▶ [PROBLEM REQUIREMENTS] Repeat the data that follows, word for word, without the images.

▶ [DATASET SECTION]

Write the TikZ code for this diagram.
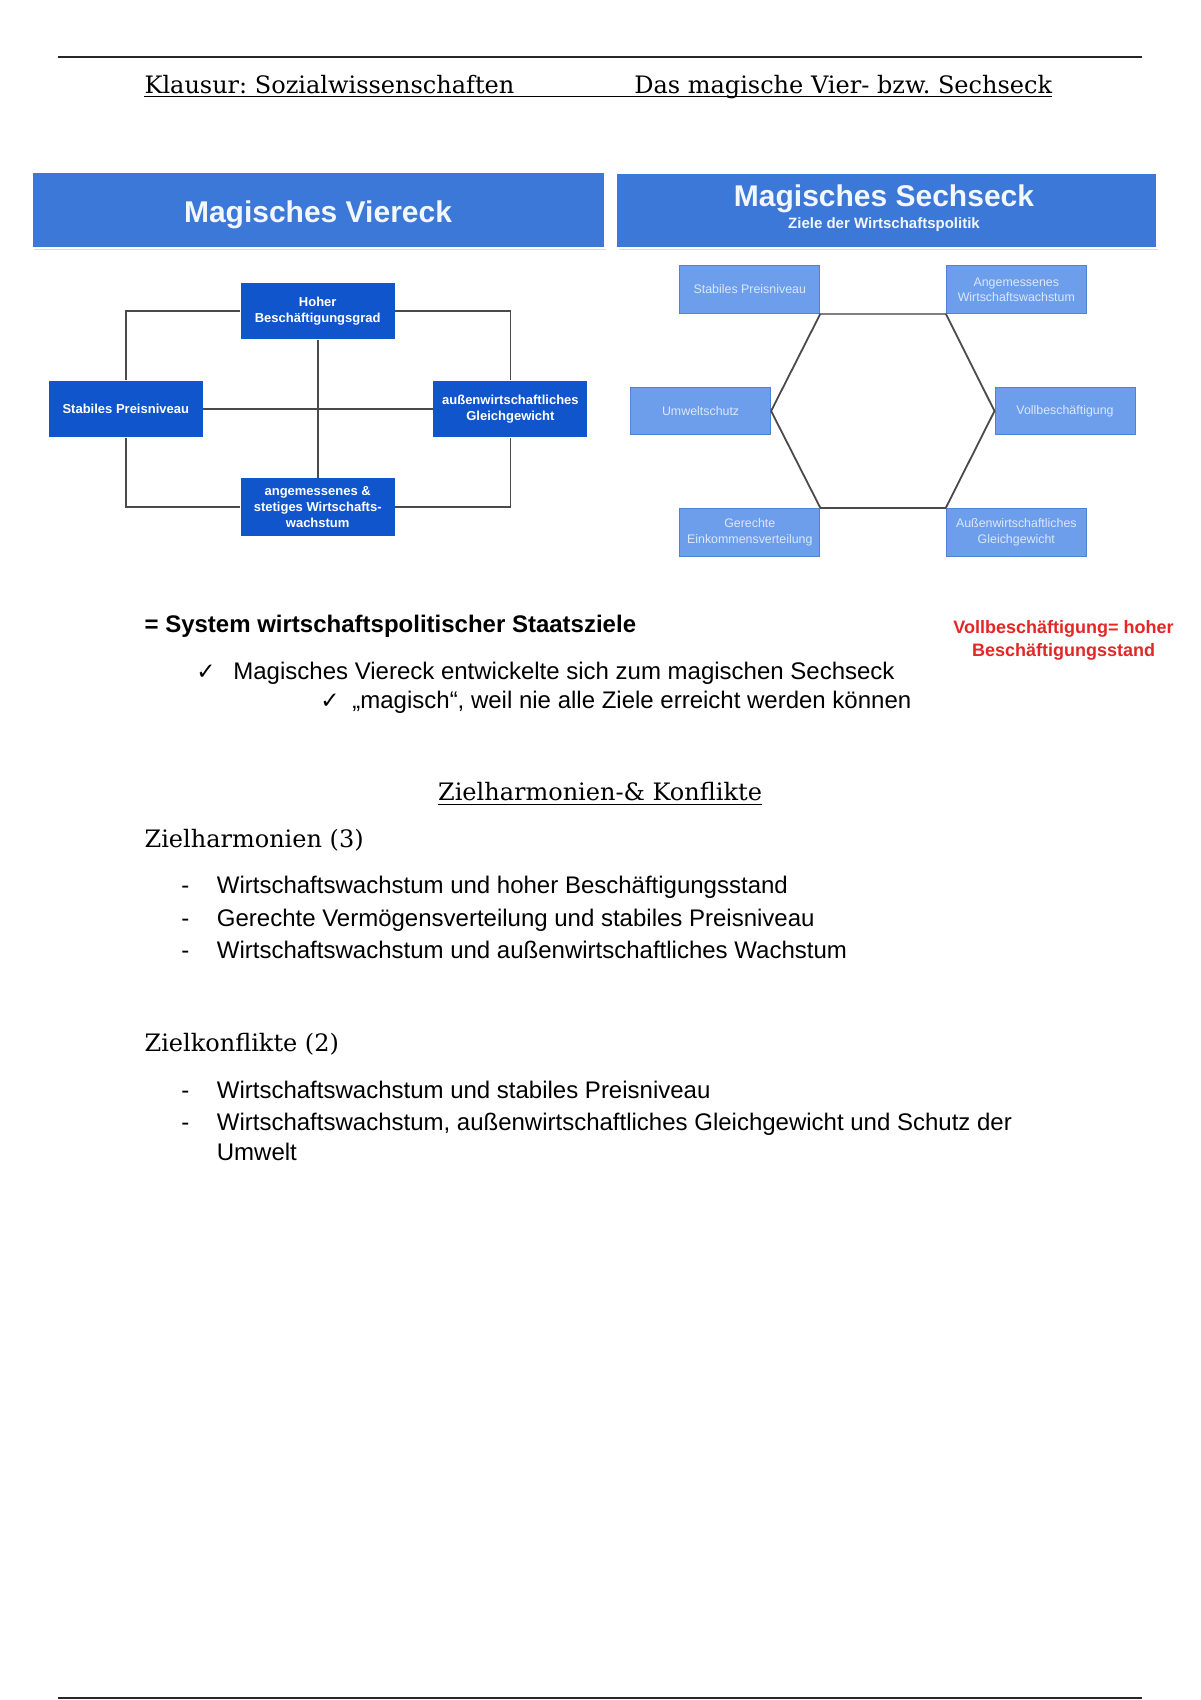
\documentclass[tikz,border=0pt]{standalone}
\usepackage{fontspec}
\setmainfont{Liberation Sans}
\newfontfamily\seriffont{DejaVu Serif}
\newfontfamily\symfont{DejaVu Sans}
\frenchspacing
\definecolor{barblue}{HTML}{3C78D8}
\definecolor{darkblue}{HTML}{1155CC}
\definecolor{lightblue}{HTML}{6D9EEB}
\definecolor{lbborder}{HTML}{4F82D4}
\definecolor{lbtext}{HTML}{DCE7FA}
\definecolor{linegray}{HTML}{4A4A4A}
\definecolor{redtext}{HTML}{E32626}
\definecolor{titlewhite}{HTML}{F2F6FD}
\tikzset{
  bar/.style={fill=barblue, draw=none, inner sep=0pt},
  bartitle/.style={text=titlewhite, font=\fontsize{15}{18}\selectfont\bfseries, inner sep=0pt},
  barsub/.style={text=titlewhite, font=\fontsize{7.5}{9}\selectfont\bfseries, inner sep=0pt},
  vbox/.style={fill=darkblue, draw=none, text=white, align=center,
    font=\fontsize{6.5}{8.1}\selectfont\bfseries,
    minimum width=77pt, minimum height=28.2pt, inner sep=0pt},
  hbox/.style={fill=lightblue, draw=lbborder, line width=0.5pt, text=lbtext, align=center,
    font=\fontsize{6.2}{7.6}\selectfont,
    minimum width=70pt, minimum height=23.85pt, inner sep=0pt},
  conn/.style={draw=linegray, line width=0.9pt},
  hconn/.style={draw=linegray, line width=0.9pt},
  body/.style={anchor=base west, inner sep=0pt, font=\fontsize{12}{14}\selectfont},
  bodyb/.style={anchor=base west, inner sep=0pt, font=\fontsize{12}{14}\selectfont\bfseries},
  serifl/.style={anchor=base west, inner sep=0pt, font=\seriffont\fontsize{12}{14}\selectfont},
  checkm/.style={anchor=base west, inner sep=0pt, font=\symfont\fontsize{11.5}{13}\selectfont},
  redlab/.style={text=redtext, align=center, inner sep=0pt, font=\fontsize{9}{11.4}\selectfont\bfseries},
  rule/.style={line width=1pt, draw=black!85}
}
\begin{document}
\begin{tikzpicture}[x=0.5pt,y=-0.5pt]
\useasboundingbox (0,0) rectangle (1200,1700);
\fill[white] (0,0) rectangle (1200,1700);

% header
\coordinate (tl) at (57.5,57.3);
\coordinate (tr) at (1141.7,57.3);
\draw[rule] (tl) -- (tr);
\node[serifl] (hdrL) at (144.2,93.3) {Klausur: Sozialwissenschaften};
\node[serifl] (hdrR) at (634,93.3) {Das magische Vier- bzw. Sechseck};
\draw[line width=0.5pt] ([yshift=-1.8pt]hdrL.base west) -- ([yshift=-1.8pt]hdrR.base east);

% title bars
\fill[black!14] (34,249) rectangle (605.5,250);
\fill[black!14] (618.5,248.7) rectangle (1157.5,249.7);
\node[bar, minimum width=285.75pt, minimum height=36.75pt] (bar1) at (318.25,210.25) {};
\node[bartitle] (t1) at (318,214.5) {Magisches Viereck};
\node[bar, minimum width=269.5pt, minimum height=36.2pt] (bar2) at (886.5,210.5) {};
\node[bartitle] (t2) at (884,199) {Magisches Sechseck};
\node[barsub] (t2s) at (884,224.5) {Ziele der Wirtschaftspolitik};

% magisches Viereck
\node[vbox] (hoch) at (317.7,311.3) {Hoher\\Besch\"aftigungsgrad};
\node[vbox] (stab) at (125.8,409) {Stabiles Preisniveau};
\node[vbox] (aussen) at (510.4,409) {au\ss enwirtschaftliches\\Gleichgewicht};
\node[vbox, minimum height=28.75pt] (wachs) at (317.7,507) {angemessenes \&\\stetiges Wirtschafts-\\wachstum};
\draw[conn] (hoch.west) -| (stab.north);
\draw[conn] (hoch.east) -| (aussen.north);
\draw[conn] (wachs.west) -| (stab.south);
\draw[conn] (wachs.east) -| (aussen.south);
\draw[conn] (hoch.south) -- (wachs.north);
\draw[conn] (stab.east) -- (aussen.west);

% magisches Sechseck
\node[hbox] (s1) at (749.8,289.5) {Stabiles Preisniveau};
\node[hbox] (s2) at (1016.3,289.5) {Angemessenes\\Wirtschaftswachstum};
\node[hbox] (s3) at (700.6,411) {Umweltschutz};
\node[hbox] (s4) at (1065,411) {Vollbesch\"aftigung};
\node[hbox] (s5) at (749.8,532.2) {Gerechte\\Einkommensverteilung};
\node[hbox] (s6) at (1016.3,532.2) {Au\ss enwirtschaftliches\\Gleichgewicht};
\draw[hconn, draw=black!50, line width=1.3pt] (s1.south east) -- (s2.south west);
\draw[hconn] (s1.south east) -- (s3.east);
\draw[hconn] (s2.south west) -- (s4.west);
\draw[hconn] (s3.east) -- (s5.north east);
\draw[hconn] (s4.west) -- (s6.north west);
\draw[hconn] (s5.north east) -- (s6.north west);

% system text
\node[bodyb] (sys) at (144.2,632) {= System wirtschaftspolitischer Staatsziele};
\node[redlab] (red) at (1063.5,640) {Vollbesch\"aftigung= hoher\\Besch\"aftigungsstand};
\node[checkm] (c1) at (196,679) {✓};
\node[body] (c1t) at (233,679) {Magisches Viereck entwickelte sich zum magischen Sechseck};
\node[checkm] (c2) at (320,708) {✓};
\node[body] (c2t) at (352,708) {„magisch“, weil nie alle Ziele erreicht werden k\"onnen};

% Zielharmonien & Konflikte
\node[serifl, anchor=base] (zk) at (600,800) {Zielharmonien-\& Konflikte};
\draw[line width=0.5pt] ([yshift=-2pt]zk.base west) -- ([yshift=-2pt]zk.base east);
\node[serifl] (zh) at (144.2,847.5) {Zielharmonien (3)};
\node[body] (d1) at (181,893.5) {-};
\node[body] (h1) at (216.5,893.5) {Wirtschaftswachstum und hoher Besch\"aftigungsstand};
\node[body] (d2) at (181,926.5) {-};
\node[body] (h2) at (216.5,926.5) {Gerechte Verm\"ogensverteilung und stabiles Preisniveau};
\node[body] (d3) at (181,958.5) {-};
\node[body] (h3) at (216.5,958.5) {Wirtschaftswachstum und au\ss enwirtschaftliches Wachstum};

\node[serifl] (zkf) at (144.2,1051) {Zielkonflikte (2)};
\node[body] (d4) at (181,1098) {-};
\node[body] (k1) at (216.5,1098) {Wirtschaftswachstum und stabiles Preisniveau};
\node[body] (d5) at (181,1130.5) {-};
\node[body] (k2) at (216.5,1130.5) {Wirtschaftswachstum, au\ss enwirtschaftliches Gleichgewicht und Schutz der};
\node[body] (k2b) at (216.5,1160) {Umwelt};

% bottom rule
\coordinate (bl) at (57.5,1697.5);
\coordinate (br) at (1141.7,1697.5);
\draw[rule] (bl) -- (br);
\end{tikzpicture}
\end{document}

▶ [THE SOLUTION]
Write the TikZ code for this diagram.
\documentclass[tikz,border=0pt]{standalone}
\usepackage{fontspec}
\setmainfont{Liberation Sans}
\newfontfamily\seriffont{DejaVu Serif}
\newfontfamily\symfont{DejaVu Sans}
\frenchspacing
\definecolor{barblue}{HTML}{3C78D8}
\definecolor{darkblue}{HTML}{1155CC}
\definecolor{lightblue}{HTML}{6D9EEB}
\definecolor{lbborder}{HTML}{4F82D4}
\definecolor{lbtext}{HTML}{DCE7FA}
\definecolor{linegray}{HTML}{4A4A4A}
\definecolor{redtext}{HTML}{E32626}
\definecolor{titlewhite}{HTML}{F2F6FD}
\tikzset{
  bar/.style={fill=barblue, draw=none, inner sep=0pt},
  bartitle/.style={text=titlewhite, font=\fontsize{15}{18}\selectfont\bfseries, inner sep=0pt},
  barsub/.style={text=titlewhite, font=\fontsize{7.5}{9}\selectfont\bfseries, inner sep=0pt},
  vbox/.style={fill=darkblue, draw=none, text=white, align=center,
    font=\fontsize{6.5}{8.1}\selectfont\bfseries,
    minimum width=77pt, minimum height=28.2pt, inner sep=0pt},
  hbox/.style={fill=lightblue, draw=lbborder, line width=0.5pt, text=lbtext, align=center,
    font=\fontsize{6.2}{7.6}\selectfont,
    minimum width=70pt, minimum height=23.85pt, inner sep=0pt},
  conn/.style={draw=linegray, line width=0.9pt},
  hconn/.style={draw=linegray, line width=0.9pt},
  body/.style={anchor=base west, inner sep=0pt, font=\fontsize{12}{14}\selectfont},
  bodyb/.style={anchor=base west, inner sep=0pt, font=\fontsize{12}{14}\selectfont\bfseries},
  serifl/.style={anchor=base west, inner sep=0pt, font=\seriffont\fontsize{12}{14}\selectfont},
  checkm/.style={anchor=base west, inner sep=0pt, font=\symfont\fontsize{11.5}{13}\selectfont},
  redlab/.style={text=redtext, align=center, inner sep=0pt, font=\fontsize{9}{11.4}\selectfont\bfseries},
  rule/.style={line width=1pt, draw=black!85}
}
\begin{document}
\begin{tikzpicture}[x=0.5pt,y=-0.5pt]
\useasboundingbox (0,0) rectangle (1200,1700);
\fill[white] (0,0) rectangle (1200,1700);

% header
\coordinate (tl) at (57.5,57.3);
\coordinate (tr) at (1141.7,57.3);
\draw[rule] (tl) -- (tr);
\node[serifl] (hdrL) at (144.2,93.3) {Klausur: Sozialwissenschaften};
\node[serifl] (hdrR) at (634,93.3) {Das magische Vier- bzw. Sechseck};
\draw[line width=0.5pt] ([yshift=-1.8pt]hdrL.base west) -- ([yshift=-1.8pt]hdrR.base east);

% title bars
\fill[black!14] (34,249) rectangle (605.5,250);
\fill[black!14] (618.5,248.7) rectangle (1157.5,249.7);
\node[bar, minimum width=285.75pt, minimum height=36.75pt] (bar1) at (318.25,210.25) {};
\node[bartitle] (t1) at (318,214.5) {Magisches Viereck};
\node[bar, minimum width=269.5pt, minimum height=36.2pt] (bar2) at (886.5,210.5) {};
\node[bartitle] (t2) at (884,199) {Magisches Sechseck};
\node[barsub] (t2s) at (884,224.5) {Ziele der Wirtschaftspolitik};

% magisches Viereck
\node[vbox] (hoch) at (317.7,311.3) {Hoher\\Besch\"aftigungsgrad};
\node[vbox] (stab) at (125.8,409) {Stabiles Preisniveau};
\node[vbox] (aussen) at (510.4,409) {au\ss enwirtschaftliches\\Gleichgewicht};
\node[vbox, minimum height=28.75pt] (wachs) at (317.7,507) {angemessenes \&\\stetiges Wirtschafts-\\wachstum};
\draw[conn] (hoch.west) -| (stab.north);
\draw[conn] (hoch.east) -| (aussen.north);
\draw[conn] (wachs.west) -| (stab.south);
\draw[conn] (wachs.east) -| (aussen.south);
\draw[conn] (hoch.south) -- (wachs.north);
\draw[conn] (stab.east) -- (aussen.west);

% magisches Sechseck
\node[hbox] (s1) at (749.8,289.5) {Stabiles Preisniveau};
\node[hbox] (s2) at (1016.3,289.5) {Angemessenes\\Wirtschaftswachstum};
\node[hbox] (s3) at (700.6,411) {Umweltschutz};
\node[hbox] (s4) at (1065,411) {Vollbesch\"aftigung};
\node[hbox] (s5) at (749.8,532.2) {Gerechte\\Einkommensverteilung};
\node[hbox] (s6) at (1016.3,532.2) {Au\ss enwirtschaftliches\\Gleichgewicht};
\draw[hconn, draw=black!50, line width=1.3pt] (s1.south east) -- (s2.south west);
\draw[hconn] (s1.south east) -- (s3.east);
\draw[hconn] (s2.south west) -- (s4.west);
\draw[hconn] (s3.east) -- (s5.north east);
\draw[hconn] (s4.west) -- (s6.north west);
\draw[hconn] (s5.north east) -- (s6.north west);

% system text
\node[bodyb] (sys) at (144.2,632) {= System wirtschaftspolitischer Staatsziele};
\node[redlab] (red) at (1063.5,640) {Vollbesch\"aftigung= hoher\\Besch\"aftigungsstand};
\node[checkm] (c1) at (196,679) {✓};
\node[body] (c1t) at (233,679) {Magisches Viereck entwickelte sich zum magischen Sechseck};
\node[checkm] (c2) at (320,708) {✓};
\node[body] (c2t) at (352,708) {„magisch“, weil nie alle Ziele erreicht werden k\"onnen};

% Zielharmonien & Konflikte
\node[serifl, anchor=base] (zk) at (600,800) {Zielharmonien-\& Konflikte};
\draw[line width=0.5pt] ([yshift=-2pt]zk.base west) -- ([yshift=-2pt]zk.base east);
\node[serifl] (zh) at (144.2,847.5) {Zielharmonien (3)};
\node[body] (d1) at (181,893.5) {-};
\node[body] (h1) at (216.5,893.5) {Wirtschaftswachstum und hoher Besch\"aftigungsstand};
\node[body] (d2) at (181,926.5) {-};
\node[body] (h2) at (216.5,926.5) {Gerechte Verm\"ogensverteilung und stabiles Preisniveau};
\node[body] (d3) at (181,958.5) {-};
\node[body] (h3) at (216.5,958.5) {Wirtschaftswachstum und au\ss enwirtschaftliches Wachstum};

\node[serifl] (zkf) at (144.2,1051) {Zielkonflikte (2)};
\node[body] (d4) at (181,1098) {-};
\node[body] (k1) at (216.5,1098) {Wirtschaftswachstum und stabiles Preisniveau};
\node[body] (d5) at (181,1130.5) {-};
\node[body] (k2) at (216.5,1130.5) {Wirtschaftswachstum, au\ss enwirtschaftliches Gleichgewicht und Schutz der};
\node[body] (k2b) at (216.5,1160) {Umwelt};

% bottom rule
\coordinate (bl) at (57.5,1697.5);
\coordinate (br) at (1141.7,1697.5);
\draw[rule] (bl) -- (br);
\end{tikzpicture}
\end{document}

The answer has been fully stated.